Каникулы Рейчел (Кейс) - страница 3

Безудержный смех, переходящий в хохот.

События, из-за которых меня обвинили в наркомании, были все из того же фарса, срежиссированного на небесах. Собственно говоря, вот как все получилось. Однажды вечером я, что называется, немного перебрала коки и потом никак не могла уснуть. Даже не перебрала, а просто недооценила качество кокаина. Утром надо было вставать на работу, и, чтобы все-таки уснуть, я приняла пару таблеток снотворного. Когда минут через десять я поняла, что оно не подействовало, то приняла еще парочку. В голове вертелась одна мысль: мне совершенно необходимо поспать, чтобы наутро быть бодрой и свежей… И я приняла еще несколько таблеток.

В конце концов я уснула. Чудесным, глубоким сном. Таким чудесным и таким глубоким, что когда утром зазвонил будильник, я не удосужилась проснуться.

Бриджит, с которой мы вместе снимаем квартиру, стучалась ко мне, кричала, потом вошла и попробовала растолкать меня и наконец, выйдя из терпения, влепила мне пощечину (кстати, никто ее не просил выходить из терпения; могла бы догадаться, что пощечиной меня не разбудишь; но в понедельник утром все всегда не так).

А потом Бриджит попался на глаза листок бумаги, на котором я что-то писала перед тем, как уснуть. Это была обычная слезливо-сентиментальная, полная жалости к себе стихоподобная чушь, какую я всегда пишу, когда нанюхаюсь. На сей раз я добилась в стихах небывалой философской глубины. Мне показалось, что я постигла – ни больше ни меньше – тайну мирозданья. Однако позже, при свете дня, прочитав их – ну, то, что можно было прочитать, – я, признаться, покраснела.

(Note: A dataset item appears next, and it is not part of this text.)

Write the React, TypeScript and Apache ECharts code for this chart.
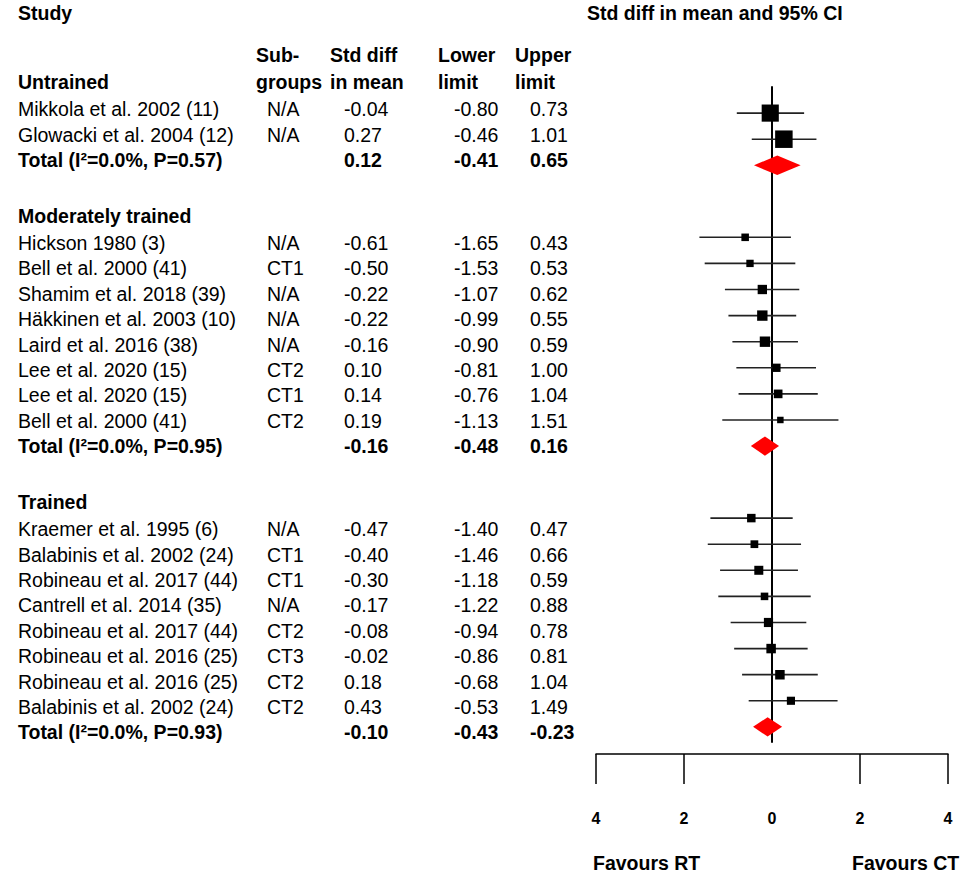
import React, { useEffect, useRef } from "react";
import * as echarts from "echarts";

// ---- subgroup data -------------------------------------------------------
const groupNames = ["Untrained", "Moderately trained", "Trained"];

const untrainedStudies = ["Mikkola et al. 2002 (11)", "Glowacki et al. 2004 (12)"];
const untrainedSubgroups = ["N/A", "N/A"];
const untrainedSmd = [-0.04, 0.27];
const untrainedLower = [-0.8, -0.46];
const untrainedUpper = [0.73, 1.01];
const untrainedWeights = [49, 51];

const moderateStudies = [
  "Hickson 1980 (3)",
  "Bell et al. 2000 (41)",
  "Shamim et al. 2018 (39)",
  "Häkkinen et al. 2003 (10)",
  "Laird et al. 2016 (38)",
  "Lee et al. 2020 (15)",
  "Lee et al. 2020 (15)",
  "Bell et al. 2000 (41)",
];
const moderateSubgroups = ["N/A", "CT1", "N/A", "N/A", "N/A", "CT2", "CT1", "CT2"];
const moderateSmd = [-0.61, -0.5, -0.22, -0.22, -0.16, 0.1, 0.14, 0.19];
const moderateLower = [-1.65, -1.53, -1.07, -0.99, -0.9, -0.81, -0.76, -1.13];
const moderateUpper = [0.43, 0.53, 0.62, 0.55, 0.59, 1.0, 1.04, 1.51];
const moderateWeights = [9.5, 9.0, 14.5, 18.0, 18.0, 11.5, 12.5, 7.0];

const trainedStudies = [
  "Kraemer et al. 1995 (6)",
  "Balabinis et al. 2002 (24)",
  "Robineau et al. 2017 (44)",
  "Cantrell et al. 2014 (35)",
  "Robineau et al. 2017 (44)",
  "Robineau et al. 2016 (25)",
  "Robineau et al. 2016 (25)",
  "Balabinis et al. 2002 (24)",
];
const trainedSubgroups = ["N/A", "CT1", "CT1", "N/A", "CT2", "CT3", "CT2", "CT2"];
const trainedSmd = [-0.47, -0.4, -0.3, -0.17, -0.08, -0.02, 0.18, 0.43];
const trainedLower = [-1.4, -1.46, -1.18, -1.22, -0.94, -0.86, -0.68, -0.53];
const trainedUpper = [0.47, 0.66, 0.59, 0.88, 0.78, 0.81, 1.04, 1.49];
const trainedWeights = [12.0, 10.0, 13.5, 9.5, 14.0, 15.0, 15.0, 11.0];

// pooled estimates per subgroup
const totalLabels = [
  "Total (I²=0.0%, P=0.57)",
  "Total (I²=0.0%, P=0.95)",
  "Total (I²=0.0%, P=0.93)",
];
const totalMean = [0.12, -0.16, -0.1];
const totalLower = [-0.41, -0.48, -0.43];
const totalUpper = [0.65, 0.16, 0.23];
// upper limits as printed in the published table (the trained row reads -0.23)
const totalUpperPrinted = ["0.65", "0.16", "-0.23"];

// axis tick values (labels show magnitudes on both sides of zero)
const axisTickValues = [-4, -2, 2, 4];
const axisLabelValues = [-4, -2, 0, 2, 4];

// ---- layout ----------------------------------------------------------------
const FONT = '"Liberation Sans", Arial, Helvetica, sans-serif';
const FS = 19.5;
const COL = { name: 18, sub: 267, smd: 344, lower: 454, upper: 530 };

const groups = [
  {
    studies: untrainedStudies,
    subgroups: untrainedSubgroups,
    smd: untrainedSmd,
    lower: untrainedLower,
    upper: untrainedUpper,
    weights: untrainedWeights,
  },
  {
    studies: moderateStudies,
    subgroups: moderateSubgroups,
    smd: moderateSmd,
    lower: moderateLower,
    upper: moderateUpper,
    weights: moderateWeights,
  },
  {
    studies: trainedStudies,
    subgroups: trainedSubgroups,
    smd: trainedSmd,
    lower: trainedLower,
    upper: trainedUpper,
    weights: trainedWeights,
  },
];

const fmt = (v: number) => v.toFixed(2);

type TableRow = { kind: "header" | "study" | "total"; cells: string[] };

// table rows (text lines) and plot rows (markers) use their own row spacing
const tableRows: TableRow[] = [];
const tableData: number[][] = [];
const studyData: number[][] = [];
const totalData: number[][] = [];

let tpos = 0;
let ppos = 0;
groups.forEach((g, gi) => {
  tableRows.push({ kind: "header", cells: [groupNames[gi]] });
  tableData.push([0, tpos]);
  tpos += 1.07;
  g.studies.forEach((name, i) => {
    tableRows.push({
      kind: "study",
      cells: [name, g.subgroups[i], fmt(g.smd[i]), fmt(g.lower[i]), fmt(g.upper[i])],
    });
    tableData.push([0, tpos]);
    tpos += 1;
    studyData.push([g.smd[i], ppos, g.lower[i], g.upper[i], g.weights[i]]);
    ppos += 1;
  });
  tableRows.push({
    kind: "total",
    cells: [totalLabels[gi], "", fmt(totalMean[gi]), fmt(totalLower[gi]), totalUpperPrinted[gi]],
  });
  tableData.push([0, tpos]);
  tpos += 2.2;
  totalData.push([totalMean[gi], ppos, totalLower[gi], totalUpper[gi]]);
  ppos += 2.76;
});

const textEl = (text: string, x: number, y: number, bold: boolean, size = FS) => ({
  type: "text",
  x,
  y,
  style: {
    text,
    fill: "#000",
    fontSize: size,
    fontWeight: bold ? "bold" : "normal",
    fontFamily: FONT,
    align: "left",
    verticalAlign: "middle",
  },
});

export default function App() {
  const ref = useRef<HTMLDivElement>(null);

  useEffect(() => {
    document.body.style.margin = "0";
    if (!ref.current) return;
    const chart = echarts.init(ref.current, undefined, { renderer: "svg" });

    const option: any = {
      animation: false,
      backgroundColor: "#ffffff",
      grid: [
        { left: 596, right: 12, top: 87, bottom: 136 },
        { left: 0, right: 0, top: 82, bottom: 34 },
      ],
      xAxis: [
        {
          gridIndex: 0,
          type: "value",
          min: -4,
          max: 4,
          interval: 2,
          offset: 12,
          axisLine: { onZero: false, lineStyle: { color: "#000", width: 1.5 } },
          axisTick: {
            show: true,
            length: 30,
            customValues: axisTickValues,
            lineStyle: { color: "#000", width: 1.5 },
          },
          axisLabel: {
            customValues: axisLabelValues,
            formatter: (v: number) => String(Math.abs(v)),
            margin: 56,
            color: "#000",
            fontWeight: "bold",
            fontSize: 16,
            fontFamily: FONT,
          },
          splitLine: { show: false },
        },
        { gridIndex: 1, type: "value", min: 0, max: 960, show: false },
      ],
      yAxis: [
        {
          gridIndex: 0,
          type: "value",
          min: -1,
          max: 24.1,
          inverse: true,
          axisLine: { show: true, onZero: true, lineStyle: { color: "#000", width: 2 } },
          axisTick: { show: false },
          axisLabel: { show: false },
          splitLine: { show: false },
        },
        { gridIndex: 1, type: "value", min: 0, max: 30, inverse: true, show: false },
      ],
      graphic: [
        textEl("Study", COL.name, 13, true),
        textEl("Std diff in mean and 95% CI", 587, 13, true),
        textEl("Sub-", 256, 55, true),
        textEl("groups", 256, 82, true),
        textEl("Std diff", 330, 55, true),
        textEl("in mean", 330, 82, true),
        textEl("Lower", 438, 55, true),
        textEl("limit", 438, 82, true),
        textEl("Upper", 515, 55, true),
        textEl("limit", 515, 82, true),
        textEl("Favours RT", 593, 863, true),
        textEl("Favours CT", 852, 863, true),
      ],
      series: [
        {
          // table text
          type: "custom",
          xAxisIndex: 1,
          yAxisIndex: 1,
          data: tableData,
          encode: { x: 0, y: 1 },
          renderItem: (params: any, api: any) => {
            const row = tableRows[params.dataIndex];
            const y = api.coord([0, api.value(1)])[1];
            if (row.kind === "header") {
              return { type: "group", children: [textEl(row.cells[0], COL.name, y, true)] };
            }
            const bold = row.kind === "total";
            const xs = [COL.name, COL.sub, COL.smd, COL.lower, COL.upper];
            return {
              type: "group",
              children: row.cells
                .map((c, i) => (c ? textEl(c, xs[i], y, bold) : null))
                .filter(Boolean),
            };
          },
        },
        {
          // individual studies: CI whisker + weighted square
          type: "custom",
          xAxisIndex: 0,
          yAxisIndex: 0,
          data: studyData,
          encode: { x: [0, 2, 3], y: 1 },
          renderItem: (_params: any, api: any) => {
            const yv = api.value(1);
            const c = api.coord([api.value(0), yv]);
            const l = api.coord([api.value(2), yv]);
            const u = api.coord([api.value(3), yv]);
            const s = 2.45 * Math.sqrt(api.value(4));
            return {
              type: "group",
              children: [
                {
                  type: "line",
                  shape: { x1: l[0], y1: c[1], x2: u[0], y2: c[1] },
                  style: { stroke: "#222", lineWidth: 1.6 },
                },
                {
                  type: "rect",
                  shape: { x: c[0] - s / 2, y: c[1] - s / 2, width: s, height: s },
                  style: { fill: "#000" },
                },
              ],
            };
          },
        },
        {
          // pooled subgroup estimates as diamonds
          type: "custom",
          xAxisIndex: 0,
          yAxisIndex: 0,
          data: totalData,
          encode: { x: [0, 2, 3], y: 1 },
          renderItem: (_params: any, api: any) => {
            const yv = api.value(1);
            const c = api.coord([api.value(0), yv]);
            const l = api.coord([api.value(2), yv]);
            const u = api.coord([api.value(3), yv]);
            const h = 9.7;
            return {
              type: "polygon",
              shape: {
                points: [
                  [l[0], c[1]],
                  [c[0], c[1] - h],
                  [u[0], c[1]],
                  [c[0], c[1] + h],
                ],
              },
              style: { fill: "#ff0000" },
            };
          },
        },
      ],
    };

    chart.setOption(option);
    return () => chart.dispose();
  }, []);

  return <div ref={ref} style={{ width: 960, height: 878 }} />;
}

Стихи были такие: «Тра-та-та-та-та… жизнь», дальше неразборчиво, потом «миска вишен, тра-та-та, мне всегда достаются только косточки…». Дальше (смутно припоминаю, как писала это) я придумала очень удачное название для стихотворения о воровке из супермаркета – «Больше я не вынесу».

Но Бриджит, которая в последнее время стала какая-то тревожная и подозрительная, и не подумала отнестись к моим стихам, как к забавной чепухе. Более того, увидев у меня на подушке пустой пузырек из-под снотворного, она решила, что этот листок – предсмертная записка. И не успела я опомниться, и правда не успела – я все еще спала, ну, спала или была без сознания, смотря чьей версии верить, – Бриджит позвонила в «скорую», и меня быстренько препроводили в больницу «Маунт Соломон», где незамедлительно промыли желудок. Это оказалось довольно неприятно, но худшее было впереди. Бриджит повела себя, как одна из этих фашисток, которые проповедуют воздержание и к тому же считают, что если ты, к примеру, чаще двух раз в неделю моешь голову шампунем «Линко», значит, ты алкоголичка и тебе срочно надо пройти курс лечения из двенадцати ступеней. Итак, она позвонила моим родителям в Дублин и сказала, что у меня серьезные проблемы с наркотиками и что я только что пыталась покончить с собой. И прежде чем я успела вмешаться и объяснить, что произошло досадное недоразумение, мои родители высвистали мою до отвращения примерную сестрицу Маргарет. Та не замедлила примчаться первым же рейсом из Чикаго, да не одна, а со своим не менее отвратительным муженьком Полом.